# Virginia Beach - where to fish?



## fishhead (Oct 18, 2004)

My stepbrother has some contract work in Virginia Beach this spring and summer, so we thought we'd come down to visit him and do a little fishing.

The area seems to be prime for a wide variety of fishing spots between the bay, rivers, and surf. Would anyone care to recommend some places (surf, piers, etc.) that we may want to check out when we're down there?

I've searched the board and there seems to be a lot of choices, and the areas to try probably differ depending on the time of year. We'd be game for anything from big game (striper, blues, cobia?) to good eaters (seamullet, croaker, spot).

Thanks in advance for any pointers!
Fishhead


----------



## AL_N_VB (Apr 3, 2002)

VB piers: 
Lynnhaven
Little Island pier

Jetty:
Rudee Inlet

Beach:
Sandbridge
Lynnhaven inlet

Good place to catch them cobia in the summer would be Little Island pier. Toss some lite tackle in the wash fer the pups ( tore up the sand fleas last year)..was a phenominal catch last year. 

Carry a Goctha plug set up....catchem blues and get ready fir the Spanish.

The real and fake B/W did some nice catching @ Rudee inlet.

Ya should be able to bounce the bottom (lures or cut bait) of Lynnhaven inlet ( Beach area ) for the elusive keeper flounder.

Croakers should be everywhere. Good luck!


----------



## To0C0oL (Jul 17, 2007)

Is 'Little Island Peir' the peir in Sandbridge?


----------



## Lip Ripper (Dec 8, 2003)

To0C0oL said:


> Is 'Little Island Peir' the peir in Sandbridge?


yep


----------



## baitslingin (Jul 31, 2005)

heres a good place to fish..









fish right up around the rocks at the far west edge of chix (next to the amphib base,north of the far west end of Lauderdale ave.)
quite a few submerge rocks out there but, thats whata hold the fish..

good luck


----------



## Homer (Feb 11, 2006)

Nserch4Drum said:


> VB piers:
> Lynnhaven
> Little Island pier
> 
> ...


I've been told that the Rudee Inlet jetty is off limits!?? That so??

I'll be in that area (for the first time) in mid March w/ a small group from Brigantine NJ, so I started scoping out some areas (satellite maps) to stay and surf fish, and I looks pretty good around there, as far as jetties, hotel/beach access, and marina.

Any recommendations for bait n tackles in that area?? Thank you!


----------



## AL_N_VB (Apr 3, 2002)

Homer said:


> I've been told that the Rudee Inlet jetty is off limits!?? That so??
> 
> I'll be in that area (for the first time) in mid March w/ a small group from Brigantine NJ, so I started scoping out some areas (satellite maps) to stay and surf fish, and I looks pretty good around there, as far as jetties, hotel/beach access, and marina.
> 
> Any recommendations for bait n tackles in that area?? Thank you!


you cannot legally fish off of the jetty, but there is access to fish on the rail, by the jetty.


----------



## SkunkApe (Dec 9, 2006)

Homer said:


> I've been told that the Rudee Inlet jetty is off limits!?? That so??


Don't bother going to Rudee right now unless you've got a yak or a motorized vessel.

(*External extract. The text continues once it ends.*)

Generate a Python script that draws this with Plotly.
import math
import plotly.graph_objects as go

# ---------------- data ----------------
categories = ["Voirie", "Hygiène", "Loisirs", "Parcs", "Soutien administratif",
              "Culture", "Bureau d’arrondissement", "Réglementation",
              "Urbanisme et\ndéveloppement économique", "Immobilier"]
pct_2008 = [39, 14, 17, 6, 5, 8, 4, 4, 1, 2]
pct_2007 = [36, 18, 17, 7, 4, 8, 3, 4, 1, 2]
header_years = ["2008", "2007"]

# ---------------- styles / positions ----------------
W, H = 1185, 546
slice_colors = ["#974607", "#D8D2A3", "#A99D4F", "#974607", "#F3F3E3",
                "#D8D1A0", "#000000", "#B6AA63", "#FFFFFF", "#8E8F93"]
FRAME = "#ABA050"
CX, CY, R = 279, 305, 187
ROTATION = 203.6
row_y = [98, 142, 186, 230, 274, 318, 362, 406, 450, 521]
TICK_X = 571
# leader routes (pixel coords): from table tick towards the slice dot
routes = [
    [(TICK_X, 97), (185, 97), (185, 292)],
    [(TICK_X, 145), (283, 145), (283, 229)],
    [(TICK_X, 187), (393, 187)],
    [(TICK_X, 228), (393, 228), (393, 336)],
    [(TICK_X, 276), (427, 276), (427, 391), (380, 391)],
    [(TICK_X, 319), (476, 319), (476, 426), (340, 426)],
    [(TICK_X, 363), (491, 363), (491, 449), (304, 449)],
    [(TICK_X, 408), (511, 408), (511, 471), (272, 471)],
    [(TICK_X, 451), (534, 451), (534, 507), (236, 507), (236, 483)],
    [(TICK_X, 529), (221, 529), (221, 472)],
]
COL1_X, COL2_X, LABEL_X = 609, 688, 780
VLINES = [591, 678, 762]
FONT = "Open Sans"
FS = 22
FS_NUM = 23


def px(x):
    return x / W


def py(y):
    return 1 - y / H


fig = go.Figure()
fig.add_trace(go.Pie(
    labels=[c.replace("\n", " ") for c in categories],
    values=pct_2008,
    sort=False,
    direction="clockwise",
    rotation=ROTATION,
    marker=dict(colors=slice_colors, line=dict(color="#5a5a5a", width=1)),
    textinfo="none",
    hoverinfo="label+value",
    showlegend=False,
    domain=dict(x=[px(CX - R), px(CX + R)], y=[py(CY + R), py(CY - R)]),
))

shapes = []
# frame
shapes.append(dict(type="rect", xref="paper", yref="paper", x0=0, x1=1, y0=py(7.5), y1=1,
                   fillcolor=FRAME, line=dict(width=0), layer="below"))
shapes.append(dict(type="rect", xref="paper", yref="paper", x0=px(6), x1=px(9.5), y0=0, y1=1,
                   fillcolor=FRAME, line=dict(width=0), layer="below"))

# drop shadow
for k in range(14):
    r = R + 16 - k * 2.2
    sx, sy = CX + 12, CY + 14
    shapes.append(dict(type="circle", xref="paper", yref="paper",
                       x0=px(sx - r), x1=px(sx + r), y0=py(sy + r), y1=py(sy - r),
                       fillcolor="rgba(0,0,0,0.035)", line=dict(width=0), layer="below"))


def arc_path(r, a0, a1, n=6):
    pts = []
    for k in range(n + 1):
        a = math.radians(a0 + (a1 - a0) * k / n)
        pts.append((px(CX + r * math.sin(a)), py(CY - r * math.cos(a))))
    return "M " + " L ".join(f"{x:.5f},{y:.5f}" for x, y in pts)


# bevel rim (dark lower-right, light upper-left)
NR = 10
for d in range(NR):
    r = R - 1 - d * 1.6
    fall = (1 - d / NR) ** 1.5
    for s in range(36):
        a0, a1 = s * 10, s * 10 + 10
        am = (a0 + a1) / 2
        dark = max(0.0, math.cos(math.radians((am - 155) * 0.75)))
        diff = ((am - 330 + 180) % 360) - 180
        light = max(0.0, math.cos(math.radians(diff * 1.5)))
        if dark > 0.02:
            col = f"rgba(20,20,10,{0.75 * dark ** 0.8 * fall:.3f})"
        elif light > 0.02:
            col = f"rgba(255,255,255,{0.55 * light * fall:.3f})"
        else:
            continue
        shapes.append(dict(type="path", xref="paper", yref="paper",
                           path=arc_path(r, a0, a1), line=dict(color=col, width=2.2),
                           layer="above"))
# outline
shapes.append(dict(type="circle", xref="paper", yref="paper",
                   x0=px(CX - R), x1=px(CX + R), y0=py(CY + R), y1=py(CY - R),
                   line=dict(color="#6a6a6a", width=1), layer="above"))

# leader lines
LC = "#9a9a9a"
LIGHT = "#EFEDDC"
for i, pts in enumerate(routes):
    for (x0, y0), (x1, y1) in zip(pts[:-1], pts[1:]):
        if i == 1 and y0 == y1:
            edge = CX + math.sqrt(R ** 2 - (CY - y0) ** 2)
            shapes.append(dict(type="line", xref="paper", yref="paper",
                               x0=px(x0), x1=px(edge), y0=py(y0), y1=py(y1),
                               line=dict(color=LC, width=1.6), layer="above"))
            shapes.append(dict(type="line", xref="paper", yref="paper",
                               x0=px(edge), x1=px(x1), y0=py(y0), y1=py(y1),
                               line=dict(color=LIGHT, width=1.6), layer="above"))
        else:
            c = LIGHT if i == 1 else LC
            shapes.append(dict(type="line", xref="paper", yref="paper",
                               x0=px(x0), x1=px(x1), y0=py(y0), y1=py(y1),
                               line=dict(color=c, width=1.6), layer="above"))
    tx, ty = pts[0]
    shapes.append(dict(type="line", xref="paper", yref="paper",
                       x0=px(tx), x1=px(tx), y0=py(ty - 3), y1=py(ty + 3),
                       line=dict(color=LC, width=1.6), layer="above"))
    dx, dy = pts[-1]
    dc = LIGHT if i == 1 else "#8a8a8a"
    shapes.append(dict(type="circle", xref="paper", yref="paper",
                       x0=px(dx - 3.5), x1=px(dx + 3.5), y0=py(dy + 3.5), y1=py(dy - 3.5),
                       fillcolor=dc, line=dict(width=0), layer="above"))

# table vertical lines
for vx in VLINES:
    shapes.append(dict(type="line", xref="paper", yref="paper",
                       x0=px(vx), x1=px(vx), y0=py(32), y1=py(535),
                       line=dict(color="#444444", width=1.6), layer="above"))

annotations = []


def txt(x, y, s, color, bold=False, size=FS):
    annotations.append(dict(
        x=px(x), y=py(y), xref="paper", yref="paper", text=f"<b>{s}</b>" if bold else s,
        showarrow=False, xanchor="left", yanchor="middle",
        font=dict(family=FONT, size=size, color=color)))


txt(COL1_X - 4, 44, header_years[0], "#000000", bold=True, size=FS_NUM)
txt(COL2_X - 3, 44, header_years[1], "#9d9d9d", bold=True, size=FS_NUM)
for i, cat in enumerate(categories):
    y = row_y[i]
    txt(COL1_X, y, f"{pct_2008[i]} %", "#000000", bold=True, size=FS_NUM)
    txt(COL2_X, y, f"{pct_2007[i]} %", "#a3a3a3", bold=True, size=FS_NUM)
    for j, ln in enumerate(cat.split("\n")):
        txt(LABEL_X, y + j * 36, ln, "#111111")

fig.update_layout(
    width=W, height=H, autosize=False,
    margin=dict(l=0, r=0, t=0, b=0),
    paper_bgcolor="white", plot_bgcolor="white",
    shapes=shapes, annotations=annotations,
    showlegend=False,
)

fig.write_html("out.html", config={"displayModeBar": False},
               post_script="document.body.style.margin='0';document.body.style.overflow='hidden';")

Resident Specks and Pups are scattered in the inlet area, mainly by the Navy pier and the Marine Science Museum. Really, there's a great Striper fishery going on now at the CBBT (all C&R) or off the beach of Sandbridge and points south. Just follow the birds. (03/15/08) is the end of the season as far as I know. The Reds will start picking up in late April in Lynnhaven. 

I can't wait till the Pups show up in the marshes!!! 

Skunk


----------



## lil red jeep (Aug 17, 2007)

Nserch4Drum said:


> Toss some lite tackle in the wash fer the pups ( tore up the sand fleas last year)..was a phenominal catch last year.

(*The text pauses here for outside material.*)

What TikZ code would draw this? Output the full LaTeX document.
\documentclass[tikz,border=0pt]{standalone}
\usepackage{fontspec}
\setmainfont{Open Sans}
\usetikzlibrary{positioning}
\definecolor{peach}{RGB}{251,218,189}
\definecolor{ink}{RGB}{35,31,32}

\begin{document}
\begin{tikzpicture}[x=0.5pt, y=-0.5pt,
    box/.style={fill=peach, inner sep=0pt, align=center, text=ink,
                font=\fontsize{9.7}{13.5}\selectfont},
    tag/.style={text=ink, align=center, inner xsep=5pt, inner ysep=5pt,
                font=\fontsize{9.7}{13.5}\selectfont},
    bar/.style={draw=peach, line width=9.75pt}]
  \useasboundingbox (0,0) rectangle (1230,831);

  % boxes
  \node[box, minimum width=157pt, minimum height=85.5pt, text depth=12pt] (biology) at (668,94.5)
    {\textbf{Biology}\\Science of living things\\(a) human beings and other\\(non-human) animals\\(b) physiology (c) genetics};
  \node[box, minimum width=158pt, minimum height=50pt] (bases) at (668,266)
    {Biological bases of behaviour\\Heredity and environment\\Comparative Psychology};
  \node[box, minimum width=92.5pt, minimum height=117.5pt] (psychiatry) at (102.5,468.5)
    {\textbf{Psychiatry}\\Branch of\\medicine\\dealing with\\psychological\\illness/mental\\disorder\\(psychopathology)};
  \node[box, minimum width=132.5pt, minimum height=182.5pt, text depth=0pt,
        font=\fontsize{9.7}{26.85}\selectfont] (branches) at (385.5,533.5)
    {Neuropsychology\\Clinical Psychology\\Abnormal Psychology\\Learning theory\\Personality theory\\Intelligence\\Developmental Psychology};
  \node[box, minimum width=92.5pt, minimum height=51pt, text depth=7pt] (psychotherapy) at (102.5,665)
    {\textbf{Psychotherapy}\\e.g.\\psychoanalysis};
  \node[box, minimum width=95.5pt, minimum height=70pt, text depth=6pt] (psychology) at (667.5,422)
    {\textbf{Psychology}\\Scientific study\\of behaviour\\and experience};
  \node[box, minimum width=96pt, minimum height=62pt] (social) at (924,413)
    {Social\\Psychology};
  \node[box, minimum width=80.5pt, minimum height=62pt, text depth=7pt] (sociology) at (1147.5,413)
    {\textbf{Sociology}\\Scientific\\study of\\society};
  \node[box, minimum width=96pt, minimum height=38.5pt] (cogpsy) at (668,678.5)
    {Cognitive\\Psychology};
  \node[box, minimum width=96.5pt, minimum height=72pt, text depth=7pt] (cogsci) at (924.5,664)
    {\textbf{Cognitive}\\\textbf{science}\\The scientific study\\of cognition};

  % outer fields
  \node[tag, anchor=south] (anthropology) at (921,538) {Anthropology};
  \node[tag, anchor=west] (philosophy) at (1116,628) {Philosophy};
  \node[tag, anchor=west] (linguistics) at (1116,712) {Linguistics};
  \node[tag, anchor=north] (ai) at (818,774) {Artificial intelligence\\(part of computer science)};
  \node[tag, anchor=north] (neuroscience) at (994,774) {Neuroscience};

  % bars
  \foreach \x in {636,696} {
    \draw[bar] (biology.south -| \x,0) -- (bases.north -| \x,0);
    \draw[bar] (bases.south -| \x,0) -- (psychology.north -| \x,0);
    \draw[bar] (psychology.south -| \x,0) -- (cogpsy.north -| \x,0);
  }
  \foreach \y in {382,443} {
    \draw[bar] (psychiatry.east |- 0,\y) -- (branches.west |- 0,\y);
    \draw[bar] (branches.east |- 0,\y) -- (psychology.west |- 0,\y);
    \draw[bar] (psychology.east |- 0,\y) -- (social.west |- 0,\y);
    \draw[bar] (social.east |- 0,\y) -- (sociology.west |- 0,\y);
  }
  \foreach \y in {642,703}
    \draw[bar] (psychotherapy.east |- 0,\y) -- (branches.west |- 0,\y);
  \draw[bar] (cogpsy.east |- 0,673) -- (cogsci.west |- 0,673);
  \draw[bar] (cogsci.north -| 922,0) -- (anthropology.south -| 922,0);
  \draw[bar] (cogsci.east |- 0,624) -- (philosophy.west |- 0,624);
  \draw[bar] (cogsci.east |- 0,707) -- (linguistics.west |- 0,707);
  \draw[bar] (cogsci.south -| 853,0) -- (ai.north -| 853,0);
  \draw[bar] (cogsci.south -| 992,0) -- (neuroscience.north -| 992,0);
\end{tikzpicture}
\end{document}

I had good luck with pups around Lynnhaven pier late in the year, or just before that pier shut down for the winter. Did you find pups were abundant earlier in the season? I've just always thought pups were hitting about the same time the big drum run. I hope you tell me I'm wrong!


----------



## Homer (Feb 11, 2006)

thanks for the info guys!


----------



## fishhead (Oct 18, 2004)

Thanks for the info ... not sure exactly when I'll be down, but sometime before summer.


----------



## ba0021 (May 23, 2007)

when will the croakers show up at rudee inlet


----------



## TheHyperStriper (Mar 16, 2008)

*Va Beach Bound*

Heybrothers and sisters, I'm real new to this site but not to the quest for the big fish. Someone, anyone from VA Beach area give me a pointer or two about whats hot and whats not as far as easter weekend. 

Headed to visit the sister in the green run area of the city and would love some insider info on just where this boat-less angler should spend the majority of my time and what you folks suggest i should be using to hook into the "line testers"?

I will be in town for 5 nice long days and if anyone in here needs a boat companion with a credit card, simply give a holler.


----------